Airbus Group SE’s earnings fell 3.6 percent last year as a late surge in aircraft deliveries failed to offset costs from ramping up output of the A350 twin-aisle model and the impact of engine glitches that curbed handovers of the latest A320 narrow-body.

Earnings before interest and tax before one-time items dropped to 3.96 billion euros ($4.2 billion) in 2016 from 4.11 billion euros a year earlier, Toulouse, France-based Airbus said in a statement Wednesday. Analysts had predicted a profit of 3.80 billion euros, the average of 15 estimates.

Airbus met its goal of achieving positive free cash flow after delivering 266 planes in the final quarter, or two-fifths of the annual total. Still, 85 percent of the single-aisle jets handed over were older variants after issues with a Pratt & Whitney engine slowed production of the higher-margin Neo model. Lifting A350 output also came at a cost amid a shortage of interior fittings.

Airbus, which had forecast that 2016 Ebit would be little changed, excluding one-time items, disposals and customer financing, also booked charges of 2.2 billion euros against delivery delays afflicting the A400M military-transport plane, up from 1.03 billion euros in the first half.

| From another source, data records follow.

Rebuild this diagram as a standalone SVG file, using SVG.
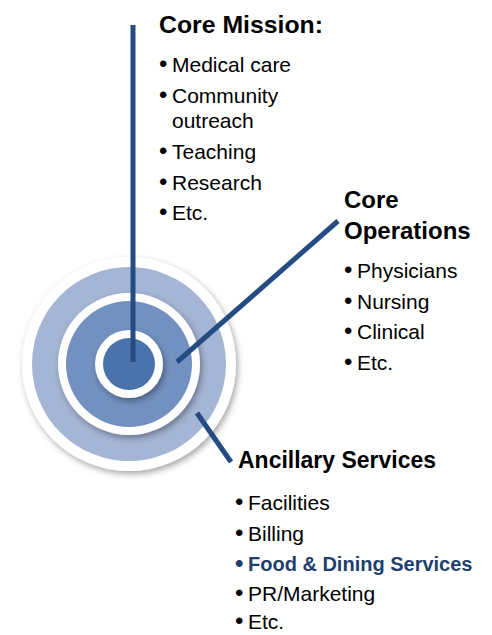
<svg xmlns="http://www.w3.org/2000/svg" width="492" height="635" viewBox="0 0 492 635">
<defs>
<filter id="sh" x="-20%" y="-20%" width="150%" height="150%">
<feDropShadow dx="2" dy="3" stdDeviation="3" flood-color="#000" flood-opacity="0.35"/>
</filter>
<style>
.t{font-family:"Liberation Sans",Arial,sans-serif;fill:#000}
.h{font-size:24px;font-weight:bold}
.b{font-size:21px}
.f{font-size:20px;font-weight:bold;fill:#1F3F6E}
.bu{font-size:24px}
.ln{stroke:#244C82;stroke-width:5;fill:none}
.w{fill:#fff;filter:url(#sh)}
</style>
</defs>
<rect width="492" height="635" fill="#fff"/>
<g id="target">
<circle class="w" cx="129" cy="364" r="107"/>
<circle cx="129" cy="364" r="97" fill="#A4B5D5"/>
<circle class="w" cx="129" cy="364" r="71"/>
<circle cx="129" cy="364" r="63" fill="#7291C0"/>
<circle class="w" cx="129" cy="364" r="34"/>
<circle cx="129" cy="364" r="26" fill="#4A73AC"/>
</g>
<g id="connectors">
<line class="ln" x1="133" y1="25" x2="133" y2="362"/>
<line class="ln" x1="177" y1="362" x2="338" y2="221"/>
<line class="ln" x1="197" y1="413" x2="231" y2="462"/>
</g>
<g id="core-mission">
<text class="t h" x="159" y="33" textLength="164" lengthAdjust="spacingAndGlyphs">Core Mission:</text>
<text class="t b" x="159" y="72"><tspan class="bu">•</tspan><tspan x="172">Medical care</tspan></text>
<text class="t b" x="159" y="103"><tspan class="bu">•</tspan><tspan x="172">Community</tspan></text>
<text class="t b" x="172" y="128">outreach</text>
<text class="t b" x="159" y="159"><tspan class="bu">•</tspan><tspan x="172">Teaching</tspan></text>
<text class="t b" x="159" y="190"><tspan class="bu">•</tspan><tspan x="172">Research</tspan></text>
<text class="t b" x="159" y="220"><tspan class="bu">•</tspan><tspan x="172">Etc.</tspan></text>
</g>
<g id="core-operations">
<text class="t h" x="344" y="208">Core</text>
<text class="t h" x="344" y="239">Operations</text>
<text class="t b" x="344" y="278"><tspan class="bu">•</tspan><tspan x="357">Physicians</tspan></text>
<text class="t b" x="344" y="309"><tspan class="bu">•</tspan><tspan x="357">Nursing</tspan></text>
<text class="t b" x="344" y="339"><tspan class="bu">•</tspan><tspan x="357">Clinical</tspan></text>
<text class="t b" x="344" y="370"><tspan class="bu">•</tspan><tspan x="357">Etc.</tspan></text>
</g>
<g id="ancillary-services">
<text class="t h" x="238" y="468" textLength="198" lengthAdjust="spacingAndGlyphs">Ancillary Services</text>
<text class="t b" x="235" y="510"><tspan class="bu">•</tspan><tspan x="248">Facilities</tspan></text>
<text class="t b" x="235" y="541"><tspan class="bu">•</tspan><tspan x="248">Billing</tspan></text>
<text class="t f" x="235" y="571"><tspan class="bu">•</tspan><tspan x="248">Food &amp; Dining Services</tspan></text>
<text class="t b" x="235" y="601"><tspan class="bu">•</tspan><tspan x="248">PR/Marketing</tspan></text>
<text class="t b" x="235" y="629"><tspan class="bu">•</tspan><tspan x="248">Etc.</tspan></text>
</g>
</svg>
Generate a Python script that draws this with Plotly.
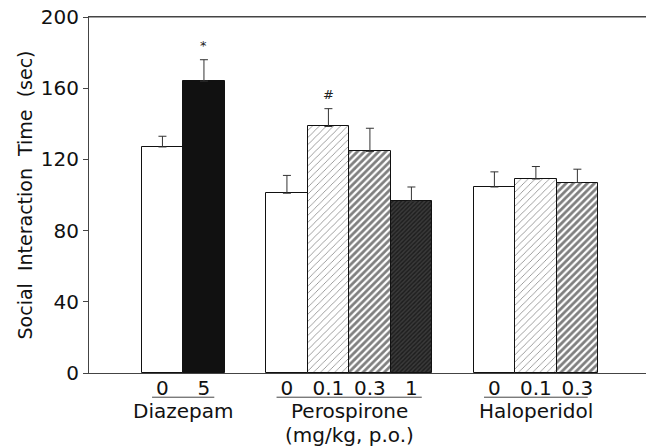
import plotly.graph_objects as go

# ---- data ----
groups = ["Diazepam", "Perospirone", "Haloperidol"]
doses = [["0", "5"], ["0", "0.1", "0.3", "1"], ["0", "0.1", "0.3"]]
means = [[127, 164], [101, 138.5, 124.5, 96.5], [104.5, 109, 107]]
sems = [[6, 12], [10, 10, 13, 8], [8.5, 7, 7.5]]
marks = [["", "*"], ["", "#", "", ""], ["", "", ""]]
y_ticks = [0, 40, 80, 120, 160, 200]

FAMILY = "DejaVu Sans, Liberation Sans, sans-serif"

style_light = dict(shape="/", fgcolor="black", bgcolor="white", size=5, solidity=0.15)
style_bold = dict(shape="/", fgcolor="black", bgcolor="white", size=5, solidity=0.55)
style_dense = dict(shape="/", fgcolor="black", bgcolor="#3a3a3a", size=3, solidity=0.45)
bar_styles = [
    [("white", None), ("#111", None)],
    [("white", None), ("white", style_light), ("white", style_bold), ("#333", style_dense)],
    [("white", None), ("white", style_light), ("white", style_bold)],
]

xs, ys, es, labels, colors, patterns, texts = [], [], [], [], [], [], []
group_spans = []
pos = 0
for gi, g in enumerate(groups):
    start = pos
    for di, d in enumerate(doses[gi]):
        xs.append(pos)
        ys.append(means[gi][di])
        es.append(sems[gi][di])
        labels.append(d)
        c, p = bar_styles[gi][di]
        colors.append(c)
        patterns.append(p if p else dict(shape=""))
        texts.append(marks[gi][di])
        pos += 1
    group_spans.append((start, pos - 1))
    pos += 1

fig = go.Figure()
for i in range(len(xs)):
    fig.add_trace(go.Bar(
        x=[xs[i]], y=[ys[i]], width=1.0,
        marker=dict(color=colors[i], line=dict(color="#111", width=1), pattern=patterns[i]),
        error_y=dict(type="data", symmetric=False, array=[es[i]], arrayminus=[0],
                     color="#333", thickness=1, width=4),
        showlegend=False,
    ))
    if texts[i]:
        fig.add_annotation(x=xs[i], y=ys[i] + es[i], text=texts[i], showarrow=False,
                           yanchor="bottom", yshift=5,
                           font=dict(family=FAMILY, size=13, color="#222"))

txt_font = dict(family=FAMILY, size=20, color="#111")

for gi, (a, b) in enumerate(group_spans):
    fig.add_shape(type="line", xref="x", yref="paper", x0=a - 0.25, x1=b + 0.25,
                  y0=-0.068, y1=-0.068, line=dict(color="#444", width=1))
    fig.add_annotation(x=(a + b) / 2, xref="x", y=-0.107, yref="paper", text=groups[gi],
                       showarrow=False, yanchor="middle", font=txt_font)
fig.add_annotation(x=(group_spans[1][0] + group_spans[1][1]) / 2, xref="x", y=-0.175,
                   yref="paper", text="(mg/kg, p.o.)", showarrow=False, yanchor="middle",
                   font=txt_font)

# top border of the frame
fig.add_shape(type="line", xref="paper", yref="paper", x0=0, x1=1, y0=1, y1=1,
              line=dict(color="#444", width=1))

# page body has an 8px margin: compensate so the plot lands where the reference has it
fig.update_layout(
    width=646, height=439,
    margin=dict(l=81, r=4, t=9, b=73.5),
    paper_bgcolor="white", plot_bgcolor="white",
    bargap=0, font=txt_font,
)
fig.update_xaxes(range=[-1.77, 11.75], tickmode="array", tickvals=xs, ticktext=labels,
                 showline=True, linecolor="#444", linewidth=1, mirror=True, automargin=False,
                 ticks="", showgrid=False, zeroline=False, tickfont=txt_font,
                 ticklabelstandoff=-3)
fig.update_yaxes(range=[0, 200], tickvals=y_ticks, showline=True, linecolor="#444",
                 linewidth=1, mirror=True, ticks="outside", ticklen=5, tickcolor="#444",
                 automargin=False, showgrid=False, zeroline=False, ticklabeloverflow="allow",
                 tickfont=dict(family=FAMILY, size=20, color="#111"),
                 title=dict(text="Social  Interaction  Time  (sec)",
                            font=dict(family=FAMILY, size=19, color="#111"), standoff=3))

fig.write_html("out.html")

“’We have delivered on the commitments that we gave a year ago and achieved our guidance and objectives, with one exception, the A400M, where we had to take another significant charge,” Chief Executive Officer Tom Enders said in the release.

Adjusted Ebit should show a gain in the mid-single-digit percentage range this year, excluding mergers and acquisitions, Enders said, reiterating that Airbus expects to deliver more than 700 commercial aircraft.

The company sold some of its defense activities last year and spent more on financing after European agencies suspended export-credit assistance amid a bribery probe begun by the U.K. Serious Fraud Office. Its cash flow for the year stood at 1.4 billion euros, reversing a figure of negative 4.73 billion euros through nine months following the fourth-quarter delivery jump.

Enders has broken down barriers between Airbus’s group structure and the commercial jetliner arm, making the division’s chief Fabrice Bregier his effective No. 2 as chief operating officer for the whole company.